Citi Bike: Citibank's New York Marketing Coup @BW

Citi Bike: Citibank's New York Marketing Coup
City skyline photograph by Getty Images
Vikram Pandit stood fidgeting in a park near New York’s City Hall, looking owlish in a suit and rimless spectacles. It was May 7, 2012, and he’d had better springs.Citigroup (C), where he was chief executive officer, had recently flunked a government “stress test” meant to identify which big lenders were still shaky in the wake of the financial crisis. The Federal Reserve had vetoed an $8 billion stock buyback, and irritated shareholders had just voted against Pandit’s pay package of $15 million.

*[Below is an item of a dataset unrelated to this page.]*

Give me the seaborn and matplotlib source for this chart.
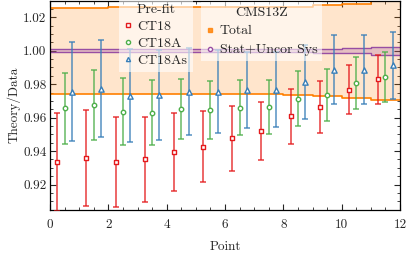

Today the news was better. Pandit took his place next to a podium as New York Mayor Michael Bloomberg announced to a gaggle of reporters that, after three years of study, the city was finally starting a bike-sharing program—one that would cost taxpayers nothing, thanks to a $41 million deal with Pandit’s Citigroup. The cobalt blue two-wheelers, the mayor said, would be called Citi Bikes.
As Bloomberg detailed the program, which he said would grow to include 10,000 bicycles at 600 stations across the city, he kept tripping over its name. “The person who I have the pleasure of introducing next hopes that everyone does exactly the same thing I did four or five times: confuse ‘Citi Bike’ with ‘Citibank,’ ” the mayor said. “That is very good for Citibank’s business, and presumably the reason why they are the sponsor of this—and I certainly hope it works.” (The mayor is the founder and majority owner of Bloomberg LP, the parent of this magazine.)